The transmission case breather is stopped up............page 70-71, item #2, and the "lube pressure relief valve". If it doesn't seal, then pressurized fluid is returned to the sump and the filter would be under pressure rather than a vacuum during operation. Unfortunately, I am not as conversant in Italian as I am in Southern red-neck so I can't find the location in the parts break down for the the pressure relief valve, but I suspect it is going to be nothing more than a ball and spring held in place by a retaining ring of some sort.

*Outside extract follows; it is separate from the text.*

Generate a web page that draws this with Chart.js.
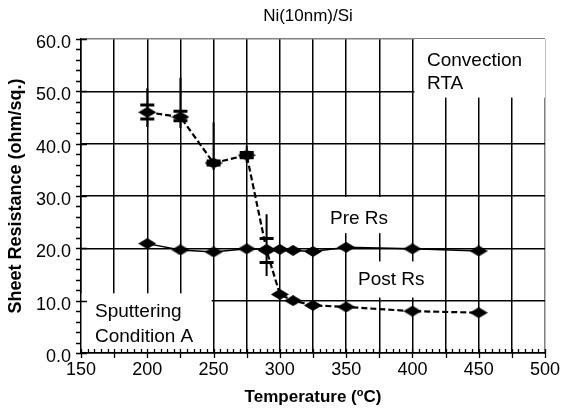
<!DOCTYPE html>
<html>
<head>
<meta charset="utf-8">
<script src="https://cdn.jsdelivr.net/npm/chart.js@4.4.1/dist/chart.umd.min.js"></script>
<style>
  html, body { margin: 0; padding: 0; background: #fff; }
  #wrap { width: 569px; height: 413px; }
</style>
</head>
<body>
<div id="wrap"><canvas id="myChart" width="569" height="413"></canvas></div>
<script>
// data
const preTemps = [200, 225, 250, 275, 290, 300, 310, 325, 350, 400, 450];
const preRs = [20.9, 19.7, 19.3, 19.9, 19.8, 19.8, 19.6, 19.4, 20.2, 19.9, 19.5];

const postTemps = [200, 225, 250, 275, 290, 300, 310, 325, 350, 400, 450];
const postRs = [46.0, 45.1, 36.3, 37.8, 19.6, 11.2, 10.0, 9.1, 8.8, 8.0, 7.7];
// error bars on post Rs (whisker ends and caps), null = none
const postErrTop = [50.6, 52.6, 44.1, 39.6, 26.5, null, null, null, null, null, null];
const postErrBottom = [43.2, 43.0, 35.0, 36.3, 14.7, null, null, null, null, null, null];
const postCapTop = [47.4, 46.2, 36.7, 38.3, 21.9, null, null, null, null, null, null];
const postCapBottom = [44.7, 44.4, 35.9, 37.3, 17.3, null, null, null, null, null, null];

const xTicks = [150, 200, 250, 300, 350, 400, 450, 500];
const yTicks = [0, 10, 20, 30, 40, 50, 60];

const font = "'Liberation Sans', Arial, sans-serif";

// little horizontal diamond used as marker
function diamond(w, h) {
    let c = document.createElement('canvas');
    c.width = w;
    c.height = h;
    let g = c.getContext('2d');
    g.fillStyle = '#000';
    g.beginPath();
    g.moveTo(0, h / 2);
    g.lineTo(w / 2, 0);
    g.lineTo(w, h / 2);
    g.lineTo(w / 2, h);
    g.closePath();
    g.fill();
    return c;
}
const marker = diamond(18, 11);

// white text boxes sitting on the grid (data coords for the box, pixels for the text)
const boxes = [
    { x1: 401.5, x2: 500, y1: 48.8, y2: 60, lines: ['Convection', 'RTA'], tx: 427, ty: 61, lh: 23 },
    { x1: 327.5, x2: 398, y1: 22.9, y2: 29.8, lines: ['Pre Rs'], tx: 330, ty: 219, lh: 20 },
    { x1: 352, x2: 421, y1: 10.6, y2: 17.5, lines: ['Post Rs'], tx: 358, ty: 280, lh: 20 },
    { x1: 150.5, x2: 248.5, y1: 0.2, y2: 11.4, lines: ['Sputtering', 'Condition A'], tx: 95, ty: 312, lh: 25 }
];

const boxPlugin = {
    id: 'boxes',
    beforeDatasetsDraw(chart) {
        let { ctx, scales: { x, y } } = chart;
        ctx.save();
        ctx.fillStyle = '#fff';
        boxes.forEach(b => {
            let l = x.getPixelForValue(b.x1), r = x.getPixelForValue(b.x2);
            let t = y.getPixelForValue(b.y2), bt = y.getPixelForValue(b.y1);
            ctx.fillRect(l, t, r - l, bt - t);
        });
        ctx.fillStyle = '#000';
        ctx.font = '19px ' + font;
        ctx.textBaseline = 'middle';
        ctx.textAlign = 'left';
        boxes.forEach(b => {
            b.lines.forEach((s, i) => ctx.fillText(s, b.tx, b.ty + i * b.lh));
        });

        // axis ticks, minor and major
        let area = chart.chartArea;
        ctx.strokeStyle = '#000';
        ctx.lineWidth = 1.3;
        ctx.beginPath();
        for (let v = 150; v <= 500; v += 5) {
            let px = Math.round(x.getPixelForValue(v)) + 0.5;
            if (v % 25 === 0) {
                ctx.moveTo(px, area.bottom - 4);
                ctx.lineTo(px, area.bottom + 5);
            } else {
                ctx.moveTo(px, area.bottom - 4);
                ctx.lineTo(px, area.bottom);
            }
        }
        for (let v = 0; v <= 60; v += 2) {
            let py = Math.round(y.getPixelForValue(v)) + 0.5;
            if (v % 10 === 0) {
                ctx.moveTo(area.left - 5, py);
                ctx.lineTo(area.left + 6, py);
            } else {
                ctx.moveTo(area.left - 5, py);
                ctx.lineTo(area.left, py);
            }
        }
        ctx.stroke();

        // error bars
        ctx.lineWidth = 2;
        ctx.beginPath();
        postTemps.forEach((t, i) => {
            if (postErrTop[i] == null) return;
            let px = x.getPixelForValue(t);
            ctx.moveTo(px, y.getPixelForValue(postErrTop[i]));
            ctx.lineTo(px, y.getPixelForValue(postErrBottom[i]));
        });
        ctx.stroke();
        ctx.lineWidth = 3;
        ctx.beginPath();
        postTemps.forEach((t, i) => {
            if (postCapTop[i] == null) return;
            let px = x.getPixelForValue(t);
            [postCapTop[i], postCapBottom[i]].forEach(v => {
                let py = y.getPixelForValue(v);
                ctx.moveTo(px - 7, py);
                ctx.lineTo(px + 7, py);
            });
        });
        ctx.stroke();
        ctx.restore();
    },
    afterDraw(chart) {
        let { ctx, chartArea: area } = chart;
        ctx.save();
        ctx.fillStyle = '#000';
        ctx.textAlign = 'center';
        ctx.textBaseline = 'middle';
        ctx.font = '17px ' + font;
        ctx.fillText('Ni(10nm)/Si', 308, 16);

        // x title with superscript o
        let a = 'Temperature (', sup = 'o', b = 'C)';
        ctx.font = 'bold 17px ' + font;
        let wa = ctx.measureText(a).width, wb = ctx.measureText(b).width;
        ctx.font = 'bold 11px ' + font;
        let ws = ctx.measureText(sup).width;
        let total = wa + ws + wb;
        let cx = (area.left + area.right) / 2 - total / 2;
        ctx.textAlign = 'left';
        ctx.font = 'bold 17px ' + font;
        ctx.fillText(a, cx, 397);
        ctx.font = 'bold 11px ' + font;
        ctx.fillText(sup, cx + wa, 393);
        ctx.font = 'bold 17px ' + font;
        ctx.fillText(b, cx + wa + ws, 397);

        ctx.font = 'bold 18px ' + font;
        ctx.translate(16, (area.top + area.bottom) / 2);
        ctx.rotate(-Math.PI / 2);
        ctx.textAlign = 'center';
        ctx.fillText('Sheet Resistance (ohm/sq.)', 0, 0);
        ctx.restore();
    }
};

const ctx = document.getElementById('myChart').getContext('2d');
const myChart = new Chart(ctx, {
    type: 'scatter',
    data: {
        datasets: [{
            label: 'Pre Rs',
            data: preTemps.map((t, i) => ({ x: t, y: preRs[i] })),
            showLine: true,
            borderColor: '#000',
            borderWidth: 1.5,
            pointStyle: marker,
            pointRadius: 6
        }, {
            label: 'Post Rs',
            data: postTemps.map((t, i) => ({ x: t, y: postRs[i] })),
            showLine: true,
            borderColor: '#000',
            borderWidth: 2.2,
            borderDash: [6, 3],
            pointStyle: marker,
            pointRadius: 6
        }]
    },
    options: {
        responsive: false,
        animation: false,
        events: [],
        layout: { padding: { top: 39, right: 24, left: 0, bottom: 0 } },
        plugins: {
            legend: { display: false },
            tooltip: { enabled: false }
        },
        scales: {
            x: {
                type: 'linear',
                min: 150,
                max: 500,
                afterFit: s => { s.height = 60; },
                afterBuildTicks: s => { s.ticks = [150, 175, 200, 225, 250, 275, 300, 325, 350, 375, 400, 425, 450, 475, 500].map(v => ({ value: v })); },
                ticks: {
                    autoSkip: false,
                    maxRotation: 0,
                    padding: 6,
                    color: '#000',
                    font: { family: font, size: 18 },
                    callback: v => xTicks.includes(v) ? String(v) : ''
                },
                grid: {
                    drawTicks: false,
                    lineWidth: 1.5,
                    color: c => (c.tick && c.tick.value === 500) ? '#808080' : '#000'
                },
                border: { color: '#000', width: 1.5 }
            },
            y: {
                min: 0,
                max: 60,
                afterFit: s => { s.width = 81; },
                afterBuildTicks: s => { s.ticks = yTicks.map(v => ({ value: v })); },
                ticks: {
                    padding: 10,
                    labelOffset: 4,
                    color: '#000',
                    font: { family: font, size: 18 },
                    callback: v => v.toFixed(1)
                },
                grid: {
                    drawTicks: false,
                    lineWidth: 1.5,
                    color: c => (c.tick && c.tick.value === 60) ? '#808080' : '#000'
                },
                border: { color: '#000', width: 1.5 }
            }
        }
    },
    plugins: [boxPlugin]
});
</script>
</body>
</html>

Hope that helps............
 
Follow up. I went down to the boat and pulled the airvents. I could kind of blow through them if I wiggled the cap. So I cleaned them with brakeparts cleaner and lubed them with ACF-50. Then reinstalled. I sucked about a pint of fluid out of the port transmission as it seemed a bit over full, the starboard trans was fine. I really cleaned and prepped the oring areas on the caps and in the transmissions and reinstalled the caps. I also swapped them from one transmission to the other. So far no sign of leaks. The damn caps still seem loose to me and I can't imagine that they are not allowing some air to be sucked into the transmission. However, after a long run I pulled the dipsticks and the fluid is not foamy. When I was cleaning the mating surface on the transmission I noticed that where the oring sits agains the wall of the transmission housing that there is a slight indentation there. I wonder if that is supposed to be there or if over time the oring has worn a groove which is why it seems a bit loose.

Pete
 
Follow up on the follow up.... Drove the boat for a couple weeks with no sign of leakage and thought the problem was fixed. Then drove the boat for a couple hour ride up river at about 1350 rpm. Just cruising and enjoying the trip. The next day I topped up with fuel and climbed down into the bilge to check on everything. Damn starboard transmission covered in fluid. About a pint had leaked out through the filter cap and ran down the bow end of the tranny. I had switched the caps and apparently that did not fix or move the problem. The oring is just not tight enough to seal against the worn sealing surface of the transmission housing. So I wrapped three layers of Teflon tape around the cap and the oring and replaced it. Now no leaks again. I'm not sure what the heck is going on. Perhaps it is spilling over after I stop and heat expands the air and pushes up the fluid. I have no idea. it is supposed to be the suction side of the transmission. How can it be getting past the damn oring and cap if it is on the suction side. Perhaps after I shut down the transmission cooler drains back into the tranny and causes the overflow somehow. It is very annoying.

Thoughts?

Pete
 
Pete - so the problem did not follow the cap; that eliminates 5 out of 300 parts (levity)....
I just cant believe the housing is worn out. Next thing to check is the running temperature and as Mr. Webster earlier stated is the case vent. I will note that every time I check the oil there is a "hiss" as I unscrew the dip stick when cold; it's slightly under vacuum, both transmissions and every time. The only other thing is an erratic pressure regulator causing suction side pulsations (wild thinking). I believe the regulator is easily accessible from the forward end of the unit.
 
When I feel the housing, there is a fairly rough indentation where the oring in the cap sits. I thought at first it was an indentation for the oring to expand into when it was compressed, but its a bit irregular and could be showing some signs of wear. I'll take my IR thermostat down and make some comparative measurements under way and see what I am getting. The vents were cleaned when I swapped the caps. With the Teflon tape wrapped on the cap I get a suction hiss sound when I remove the dipstick, I don't get that sound without the tape on the cap. The other tranny always has the suction sound when removing the dipstick. Keep in mind there was no sign of leakage until I changed the trans fluid and cleaned the filters. I wish they made orings with a slightly larger cross section as that would be more elegant than Teflon tape. I also wish I had some pressure gauges and knew exactly where to hook them up.

Thanks for the help

Pete
 
Peter
Can you get a decent measurement on the o-ring and check McMaster-Carr's website for something a bit thicker? Maybe order a few sizes and try them in to see what works.